Des chefs de projets smart city
Les villes auront besoin de gestionnaires de projets smart-city, qui comprennent l’ensemble des nouvelles technologies et sont ainsi à même de conseiller les élus et de suivre les projets. « C’est un changement culturel majeur pour les mairies, qui voulaient autrefois tout faire par elles-mêmes », explique Christian Tordo, adjoint au maire de Nice. Et les élus ont tout intérêt à se faire assister de personnes compétentes, pour bénéficier des possibilités d’optimisation des coûts liée à une gestion intelligente des ressources et des infrastructures.
Une autre ressource-clé sera le « IoT adviser » ou conseiller sur l’Internet des objets. L’IoT adviser est un spécialiste des objets connectés, objets équipés de capteurs connectés au réseau par des systèmes sans fil et permettant des mesures des échanges de données. Ces spécialistes auront pour mission, grâce à leur connaissance des dernières innovations technologiques et à leur étude des besoins de la ville, d’imaginer des solutions pour optimiser les services.
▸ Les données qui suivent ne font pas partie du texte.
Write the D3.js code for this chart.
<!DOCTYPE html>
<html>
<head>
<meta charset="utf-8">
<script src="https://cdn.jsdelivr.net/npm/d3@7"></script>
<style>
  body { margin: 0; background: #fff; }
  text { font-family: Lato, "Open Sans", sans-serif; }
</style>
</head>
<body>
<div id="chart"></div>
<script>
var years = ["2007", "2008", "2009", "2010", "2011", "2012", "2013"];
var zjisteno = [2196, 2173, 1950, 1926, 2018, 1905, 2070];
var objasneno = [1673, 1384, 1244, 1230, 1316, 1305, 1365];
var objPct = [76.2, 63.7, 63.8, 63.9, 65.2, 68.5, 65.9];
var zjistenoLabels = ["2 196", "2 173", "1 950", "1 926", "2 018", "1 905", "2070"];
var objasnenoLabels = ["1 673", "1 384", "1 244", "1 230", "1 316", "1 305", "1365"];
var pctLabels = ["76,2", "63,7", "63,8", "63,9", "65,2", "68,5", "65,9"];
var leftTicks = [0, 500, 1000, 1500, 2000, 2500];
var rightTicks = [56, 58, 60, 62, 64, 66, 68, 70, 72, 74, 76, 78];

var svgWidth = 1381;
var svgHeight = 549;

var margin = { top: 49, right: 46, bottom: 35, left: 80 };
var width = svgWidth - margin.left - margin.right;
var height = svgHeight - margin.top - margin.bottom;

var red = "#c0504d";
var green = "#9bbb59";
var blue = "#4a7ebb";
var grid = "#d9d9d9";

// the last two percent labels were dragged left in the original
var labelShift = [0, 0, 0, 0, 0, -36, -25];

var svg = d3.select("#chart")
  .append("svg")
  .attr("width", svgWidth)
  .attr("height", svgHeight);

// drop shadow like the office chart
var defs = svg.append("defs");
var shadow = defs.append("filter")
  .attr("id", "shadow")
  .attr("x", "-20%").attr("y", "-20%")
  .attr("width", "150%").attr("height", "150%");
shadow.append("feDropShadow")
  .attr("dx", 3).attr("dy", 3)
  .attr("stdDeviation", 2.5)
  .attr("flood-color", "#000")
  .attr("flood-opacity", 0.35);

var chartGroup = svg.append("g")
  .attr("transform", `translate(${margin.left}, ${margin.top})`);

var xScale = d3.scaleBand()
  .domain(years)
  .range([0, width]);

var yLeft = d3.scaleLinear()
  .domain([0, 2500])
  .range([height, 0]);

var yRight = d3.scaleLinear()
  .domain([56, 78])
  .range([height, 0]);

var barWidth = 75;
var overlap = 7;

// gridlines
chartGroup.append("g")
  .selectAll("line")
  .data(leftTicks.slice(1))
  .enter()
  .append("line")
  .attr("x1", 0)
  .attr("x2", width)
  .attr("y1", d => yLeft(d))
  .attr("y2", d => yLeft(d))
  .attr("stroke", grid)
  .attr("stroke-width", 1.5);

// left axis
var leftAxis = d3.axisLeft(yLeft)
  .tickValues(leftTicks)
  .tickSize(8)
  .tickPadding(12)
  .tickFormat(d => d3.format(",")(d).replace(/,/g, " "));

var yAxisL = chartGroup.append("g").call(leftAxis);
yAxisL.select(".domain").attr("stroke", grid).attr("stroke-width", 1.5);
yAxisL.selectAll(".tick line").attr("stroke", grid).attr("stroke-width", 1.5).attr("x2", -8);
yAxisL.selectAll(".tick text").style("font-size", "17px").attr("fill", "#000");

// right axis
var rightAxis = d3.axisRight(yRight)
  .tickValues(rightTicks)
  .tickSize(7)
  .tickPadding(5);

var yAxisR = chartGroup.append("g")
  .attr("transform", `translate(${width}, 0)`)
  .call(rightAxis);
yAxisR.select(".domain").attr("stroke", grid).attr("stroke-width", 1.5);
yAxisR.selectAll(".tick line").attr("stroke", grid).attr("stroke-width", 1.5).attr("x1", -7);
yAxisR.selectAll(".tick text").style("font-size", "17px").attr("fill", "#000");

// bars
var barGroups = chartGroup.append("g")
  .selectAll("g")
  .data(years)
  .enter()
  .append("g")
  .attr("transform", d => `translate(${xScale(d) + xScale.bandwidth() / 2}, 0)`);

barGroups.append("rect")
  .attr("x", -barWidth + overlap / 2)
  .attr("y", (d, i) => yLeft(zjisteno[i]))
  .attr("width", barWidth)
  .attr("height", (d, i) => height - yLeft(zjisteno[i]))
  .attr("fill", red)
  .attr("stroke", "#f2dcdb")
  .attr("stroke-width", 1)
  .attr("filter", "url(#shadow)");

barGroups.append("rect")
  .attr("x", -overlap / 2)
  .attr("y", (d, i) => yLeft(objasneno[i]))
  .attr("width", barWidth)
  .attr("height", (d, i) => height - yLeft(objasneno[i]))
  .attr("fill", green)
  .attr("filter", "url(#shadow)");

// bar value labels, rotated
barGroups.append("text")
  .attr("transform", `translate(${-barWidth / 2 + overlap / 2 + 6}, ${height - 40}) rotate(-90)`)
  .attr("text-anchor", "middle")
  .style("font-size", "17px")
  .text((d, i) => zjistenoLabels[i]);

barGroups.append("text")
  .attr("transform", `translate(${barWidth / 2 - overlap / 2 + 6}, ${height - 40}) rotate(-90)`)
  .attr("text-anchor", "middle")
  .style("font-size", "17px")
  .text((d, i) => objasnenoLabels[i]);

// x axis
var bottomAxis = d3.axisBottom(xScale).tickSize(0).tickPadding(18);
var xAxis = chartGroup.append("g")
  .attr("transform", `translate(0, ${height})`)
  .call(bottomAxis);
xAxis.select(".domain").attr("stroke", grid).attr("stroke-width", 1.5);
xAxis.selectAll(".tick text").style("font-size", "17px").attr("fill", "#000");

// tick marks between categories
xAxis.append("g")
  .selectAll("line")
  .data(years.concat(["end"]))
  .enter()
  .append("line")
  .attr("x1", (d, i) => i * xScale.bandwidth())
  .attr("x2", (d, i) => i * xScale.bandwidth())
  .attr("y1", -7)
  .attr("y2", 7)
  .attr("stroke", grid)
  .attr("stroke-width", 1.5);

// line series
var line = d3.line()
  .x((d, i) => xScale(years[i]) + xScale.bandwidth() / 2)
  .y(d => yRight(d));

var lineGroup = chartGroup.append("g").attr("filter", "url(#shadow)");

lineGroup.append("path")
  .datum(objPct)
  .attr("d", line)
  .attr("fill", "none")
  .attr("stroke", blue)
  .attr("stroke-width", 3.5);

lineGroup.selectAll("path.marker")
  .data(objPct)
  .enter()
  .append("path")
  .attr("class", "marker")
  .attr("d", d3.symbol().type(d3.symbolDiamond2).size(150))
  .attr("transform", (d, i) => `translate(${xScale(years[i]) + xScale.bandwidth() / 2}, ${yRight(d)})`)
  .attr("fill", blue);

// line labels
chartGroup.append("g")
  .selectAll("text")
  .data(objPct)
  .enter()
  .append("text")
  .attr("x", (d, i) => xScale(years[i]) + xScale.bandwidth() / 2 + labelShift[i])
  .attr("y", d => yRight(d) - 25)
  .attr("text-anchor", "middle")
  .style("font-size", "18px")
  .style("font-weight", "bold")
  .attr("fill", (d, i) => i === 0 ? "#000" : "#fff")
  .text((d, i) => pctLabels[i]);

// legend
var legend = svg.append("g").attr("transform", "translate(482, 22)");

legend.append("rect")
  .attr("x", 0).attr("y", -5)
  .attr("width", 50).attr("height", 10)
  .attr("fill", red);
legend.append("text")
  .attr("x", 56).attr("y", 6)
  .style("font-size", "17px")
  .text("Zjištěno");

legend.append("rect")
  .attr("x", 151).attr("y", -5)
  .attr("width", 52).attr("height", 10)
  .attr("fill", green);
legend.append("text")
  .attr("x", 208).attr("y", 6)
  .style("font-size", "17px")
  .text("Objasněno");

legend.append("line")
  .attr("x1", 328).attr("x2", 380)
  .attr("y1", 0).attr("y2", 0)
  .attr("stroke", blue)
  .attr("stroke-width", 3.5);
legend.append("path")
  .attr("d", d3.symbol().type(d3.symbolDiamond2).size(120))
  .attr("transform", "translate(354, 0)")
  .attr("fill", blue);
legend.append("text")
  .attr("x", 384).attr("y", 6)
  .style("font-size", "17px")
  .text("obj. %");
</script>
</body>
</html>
Conseillers, techniciens, et designers IoT
La mise en place de ces réseaux d’objets connectés, avec capteurs intégrés aux équipements des smart-cities, nécessitera elle-même des compétences nouvelles. « Nous aurons besoin d’installateurs spécialisés dans l’IoT avec une très bonne maîtrise de la logistique des objets connectés », affirme Pierre Bonzom, P-DG d’ELA Innovation, spécialiste montpelliérain de la technologie de géolocalisation RFID (radio frequency identification). Selon lui, il manque aujourd’hui également un autre niveau de compétence, une sorte de « cartographe de l’objet connecté » qui soit capable de concevoir l’ensemble d’un réseau de capteurs et assurer un maillage sur la zone concernée.
L’intégration de ces capteurs intelligents aux bâtiments et aux équipements urbains se répercutera aussi sur le BTP. Ainsi que l’explique Marie-Françoise Guyonnaud, responsable pédagogique du MBA smart city et management des éco-quartiers à l’institut Léonard de Vinci, les villes devront faire appel à des coordinateurs BIM (Building Information Modeling) pour gérer au mieux cette intégration à toutes les étapes de la construction.
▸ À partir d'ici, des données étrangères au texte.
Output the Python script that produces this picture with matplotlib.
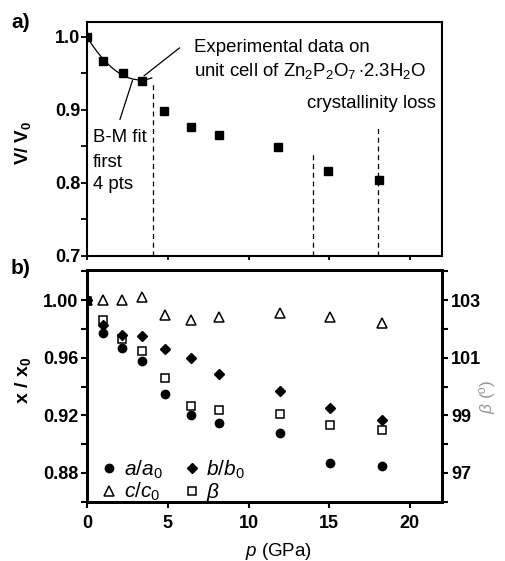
import numpy as np
import matplotlib
matplotlib.use("Agg")
import matplotlib.pyplot as plt
from matplotlib.ticker import MultipleLocator
from matplotlib.lines import Line2D

plt.rcParams['font.family'] = ['Liberation Sans', 'DejaVu Sans']
plt.rcParams['mathtext.fontset'] = 'custom'
plt.rcParams['mathtext.rm'] = 'Liberation Sans'
plt.rcParams['mathtext.it'] = 'Liberation Sans:italic'
plt.rcParams['mathtext.bf'] = 'Liberation Sans:bold'

# ---- data ----
pressure_V = [0.0, 1.0, 2.2, 3.4, 4.77, 6.45, 8.15, 11.85, 14.94, 18.1]
V_V0 = [1.000, 0.966, 0.950, 0.940, 0.898, 0.877, 0.865, 0.849, 0.816, 0.804]

pressure = [0.0, 0.97, 2.18, 3.42, 4.8, 6.45, 8.15, 11.93, 15.05, 18.25]
a_a0 = [1.000, 0.977, 0.967, 0.958, 0.935, 0.920, 0.915, 0.908, 0.887, 0.885]
b_b0 = [1.000, 0.983, 0.976, 0.975, 0.966, 0.960, 0.949, 0.937, 0.925, 0.917]
c_c0 = [1.000, 1.000, 1.000, 1.002, 0.990, 0.986, 0.988, 0.991, 0.988, 0.984]
beta = [102.97, 102.33, 101.64, 101.25, 100.29, 99.33, 99.18, 99.05, 98.68, 98.49]

dashed_p = [4.08, 13.97, 18.04]
dashed_top = [0.937, 0.842, 0.879]

W, H = 505, 561
fig = plt.figure(figsize=(W / 100, H / 100), dpi=100)

L = 87.3 / W
Wd = (442 - 87.3) / W
ax1 = fig.add_axes([L, 1 - 256 / H, Wd, (256 - 22) / H])
ax2 = fig.add_axes([L, 1 - 501.7 / H, Wd, (501.7 - 270) / H])

tickfont = dict(fontsize=13, fontweight='bold')
annfs = 13.4

# ---- top panel ----
ax1.plot(pressure_V, V_V0, 's', color='black', ms=5.2, zorder=3)
coef = np.polyfit(pressure_V[:4], V_V0[:4], 2)
pp = np.linspace(0, 4.0, 100)
ax1.plot(pp, np.polyval(coef, pp), '-', color='black', lw=0.9)
for xp, yt in zip(dashed_p, dashed_top):
    ax1.plot([xp, xp], [0.7, yt], '--', color='black', lw=0.9, dashes=(4, 3))
ax1.set_xlim(0, 22)
ax1.set_ylim(0.7, 1.02)
ax1.yaxis.set_minor_locator(MultipleLocator(0.05))
ax1.xaxis.set_major_locator(MultipleLocator(5))
ax1.set_xticklabels([])
ax1.set_yticks([0.7, 0.8, 0.9, 1.0])
ax1.set_yticklabels(['0.7', '0.8', '0.9', '1.0'], **tickfont)
ax1.tick_params(axis='y', which='major', direction='out', length=4, width=1.3, pad=1)
ax1.tick_params(axis='y', which='minor', direction='out', length=4, width=1.3)
ax1.tick_params(axis='x', which='major', direction='out', length=3, width=1.3)
for s in ax1.spines.values():
    s.set_linewidth(1.5)
ax1.set_ylabel(r'$\mathbf{V/\ V_0}$', fontsize=13.5)
ax1.yaxis.set_label_coords(-0.153, 0.483)

ax1.annotate('', xy=(3.38, 0.944), xytext=(5.86, 0.987),
             arrowprops=dict(arrowstyle='-', color='black', lw=0.9))
ax1.text(6.6, 0.985, 'Experimental data on', fontsize=annfs, va='center')
ax1.text(6.6, 0.953, r'unit cell of Zn$_2$P$_2$O$_7\,$$\cdot$2.3H$_2$O', fontsize=annfs, va='center')
ax1.annotate('', xy=(2.86, 0.944), xytext=(1.97, 0.883),
             arrowprops=dict(arrowstyle='-', color='black', lw=0.9))
ax1.text(0.33, 0.862, 'B-M fit', fontsize=annfs, va='center')
ax1.text(0.33, 0.828, 'first', fontsize=annfs, va='center')
ax1.text(0.33, 0.798, '4 pts', fontsize=annfs, va='center')
ax1.text(13.6, 0.908, 'crystallinity loss', fontsize=annfs, va='center')

fig.text(11 / W, 1 - 23 / H, 'a)', fontsize=15, fontweight='bold', va='center')
fig.text(11 / W, 1 - 268 / H, 'b)', fontsize=15, fontweight='bold', va='center')

# ---- bottom panel ----
ax2.plot(pressure, a_a0, 'o', color='black', ms=6, zorder=3)
ax2.plot(pressure, b_b0, 'D', color='black', ms=5, zorder=3)
ax2.plot(pressure, c_c0, '^', mfc='none', mec='black', mew=1.1, ms=7, zorder=3)
ax3 = ax2.twinx()
ax3.plot(pressure, beta, 's', mfc='none', mec='black', mew=1.1, ms=6.2, zorder=4)

ax2.set_xlim(0, 22)
ax2.set_ylim(0.86, 1.021)
ax3.set_ylim(96.0, 104.05)
ax2.set_yticks([0.88, 0.92, 0.96, 1.00])
ax2.set_yticklabels(['0.88', '0.92', '0.96', '1.00'], **tickfont)
ax2.yaxis.set_minor_locator(MultipleLocator(0.02))
ax2.set_xticks([0, 5, 10, 15, 20])
ax2.set_xticklabels(['0', '5', '10', '15', '20'], **tickfont)
ax3.set_yticks([97, 99, 101, 103])
ax3.set_yticklabels(['97', '99', '101', '103'], **tickfont)
ax3.yaxis.set_minor_locator(MultipleLocator(1))
for a in (ax2, ax3):
    a.tick_params(which='both', direction='out', length=4.5, width=1.5, pad=2)
    for s in a.spines.values():
        s.set_linewidth(2)
ax2.tick_params(axis='x', pad=5)

ax2.set_ylabel(r'$\mathbf{x\ /\ x_0}$', fontsize=14)
ax2.yaxis.set_label_coords(-0.153, 0.525)
ax3.set_ylabel(r'$\beta$ (º)', fontsize=12.5, color='#999999')
ax3.yaxis.set_label_coords(1.10, 0.452)
ax2.set_xlabel(r'$p$ (GPa)', fontsize=13.5)
ax2.xaxis.set_label_coords(0.538, -0.17)

handles = [
    Line2D([], [], ls='none', marker='o', color='black', ms=6),
    Line2D([], [], ls='none', marker='^', mfc='none', mec='black', mew=1.1, ms=7),
    Line2D([], [], ls='none', marker='D', color='black', ms=5),
    Line2D([], [], ls='none', marker='s', mfc='none', mec='black', mew=1.1, ms=6.2),
]
labels = [r'$a/a_0$', r'$c/c_0$', r'$b/b_0$', r'$\beta$']
ax2.legend(handles, labels, ncol=2, loc='lower left', frameon=False, fontsize=15,
           handletextpad=0.1, columnspacing=0.8, labelspacing=0.0,
           borderaxespad=0.0, handlelength=1.2, bbox_to_anchor=(0.003, -0.045))

fig.savefig('out.png', dpi=100)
Ces technologies d’objets intelligents peuvent être intégrés à de multiples niveaux de services comme : la régulation du trafic routier, l’automatisation de l’entretien et de l’arrosage des parcs et jardins publics, l’éclairage de la ville, les services de ramassage des ordures ménagères, les systèmes d’alarme et de sécurité etc.
Des citoyens impliqués
Nombre de ces applications ont vocation, non seulement d’optimiser la gestion de la ville, mais également de faciliter son usage aux citoyens. Ils devront pouvoir accéder aux données collectées par le réseau, par exemple pour surveiller le niveau de pollution dans leur quartier, ou encore trouver une place de parking. Il faudra donc des IoT designers pour concevoir des terminaux sous forme d’écrans tactiles à destination du public.
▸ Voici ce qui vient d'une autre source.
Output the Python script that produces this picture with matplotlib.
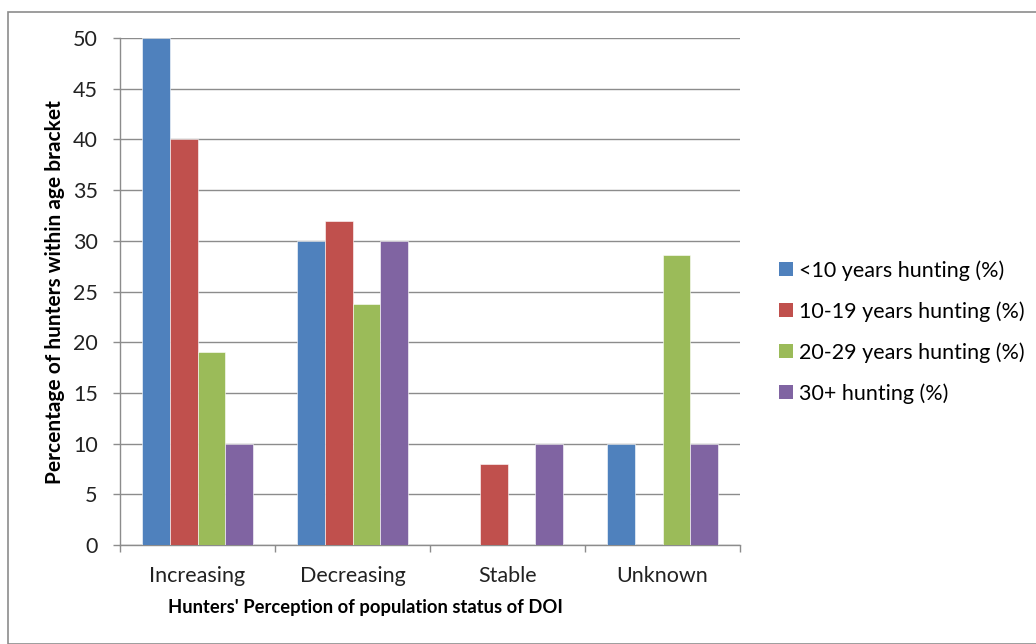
import numpy as np
import matplotlib.pyplot as plt
from matplotlib.patches import Rectangle, Patch

# ── Data ──────────────────────────────────────────────────────────────────────

categories = ["Increasing", "Decreasing", "Stable", "Unknown"]
series_names = ["<10 years hunting (%)", "10-19 years hunting (%)",
                "20-29 years hunting (%)", "30+ hunting (%)"]
under_10 = [50, 30, 0, 10]
y10_19 = [40, 32, 8, 0]
y20_29 = [19, 23.8, 0, 28.6]
y30_plus = [10, 30, 10, 10]

colors = ["#4F81BD", "#C0504D", "#9BBB59", "#8064A2"]

plt.rcParams["font.family"] = ["Lato", "DejaVu Sans"]

# ── Figure ────────────────────────────────────────────────────────────────────

fig = plt.figure(figsize=(10.36, 6.44), dpi=100)
fig.patches.append(Rectangle((8 / 1036, 0), 1040 / 1036, 1 - 12 / 644,
                             transform=fig.transFigure, fill=False,
                             edgecolor="#8c8c8c", linewidth=1.2))

ax = fig.add_axes([120 / 1036, 1 - 545 / 644, 620 / 1036, 507 / 644])

x = np.arange(len(categories))
width = 0.179
all_series = [under_10, y10_19, y20_29, y30_plus]
for i, vals in enumerate(all_series):
    ax.bar(x + (i - 1.5) * width, vals, width, color=colors[i],
           edgecolor="white", linewidth=0.4, zorder=3, label=series_names[i])

ax.set_xlim(-0.5, 3.5)
ax.set_ylim(0, 50)
ax.set_yticks(range(0, 51, 5))
ax.yaxis.grid(True, color="#8c8c8c", linewidth=1)
ax.set_axisbelow(True)

# category labels centred, ticks at the boundaries
ax.set_xticks(x)
ax.set_xticklabels(categories, fontsize=15.5, color="#222222")
ax.tick_params(axis="x", length=0, pad=15)
ax.set_xticks(np.arange(-0.5, 4, 1), minor=True)
ax.tick_params(axis="x", which="minor", length=5, color="#8c8c8c", width=1)
ax.tick_params(axis="y", length=5, color="#8c8c8c", width=1,
               labelsize=15.5, labelcolor="#222222", pad=11)

for s in ["top", "right"]:
    ax.spines[s].set_visible(False)
for s in ["left", "bottom"]:
    ax.spines[s].set_color("#8c8c8c")
    ax.spines[s].set_linewidth(1)

fig.text(365 / 1036, 1 - 607 / 644, "Hunters' Perception of population status of DOI",
         ha="center", va="center", fontsize=13.2, fontweight="bold")
fig.text(55 / 1036, 1 - 292 / 644, "Percentage of hunters within age bracket",
         ha="center", va="center", rotation=90, fontsize=15, fontweight="bold")

handles = [Patch(facecolor=c, edgecolor="none") for c in colors]
fig.legend(handles, series_names, loc="center left",
           bbox_to_anchor=(760 / 1036, 1 - 332 / 644), frameon=False,
           fontsize=15.5, handlelength=0.65, handleheight=0.65,
           handletextpad=0.25, labelspacing=0.95)

plt.savefig("out.png", dpi=100)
Mais cette ville intelligente, au-delà de la création de nouveaux métiers, va surtout obliger les différents acteurs à collaborer. Collectivités locales, citoyens, entreprises devront travailler en synergie pour inventer et faire vivre ce réseau.
Le projet de smart-city de la ville de Rennes, mené par le LabFab (laboratoire de fabrication numérique de Rennes), met l’accent sur l’appropriation collective des techniques et les interactions. Le laboratoire met à disposition du public, dans quatorze lieux de la métropole (maisons de quartiers, écoles), des machines pilotées par ordinateur pour concevoir et réaliser des objets (connectés ou non). S’y côtoient des étudiants, des industriels, comme des chercheurs. «Nous devons aider les citoyens à s’impliquer dans la transformation de la ville vers sa version smart. » explique Norbert Friant, responsable du service Aménagement et usages du numérique à Rennes Métropole.
Car l’habitant-citoyen de nos futures villes intelligentes sera acteur interactif de cette ville. Presque un nouveau métier.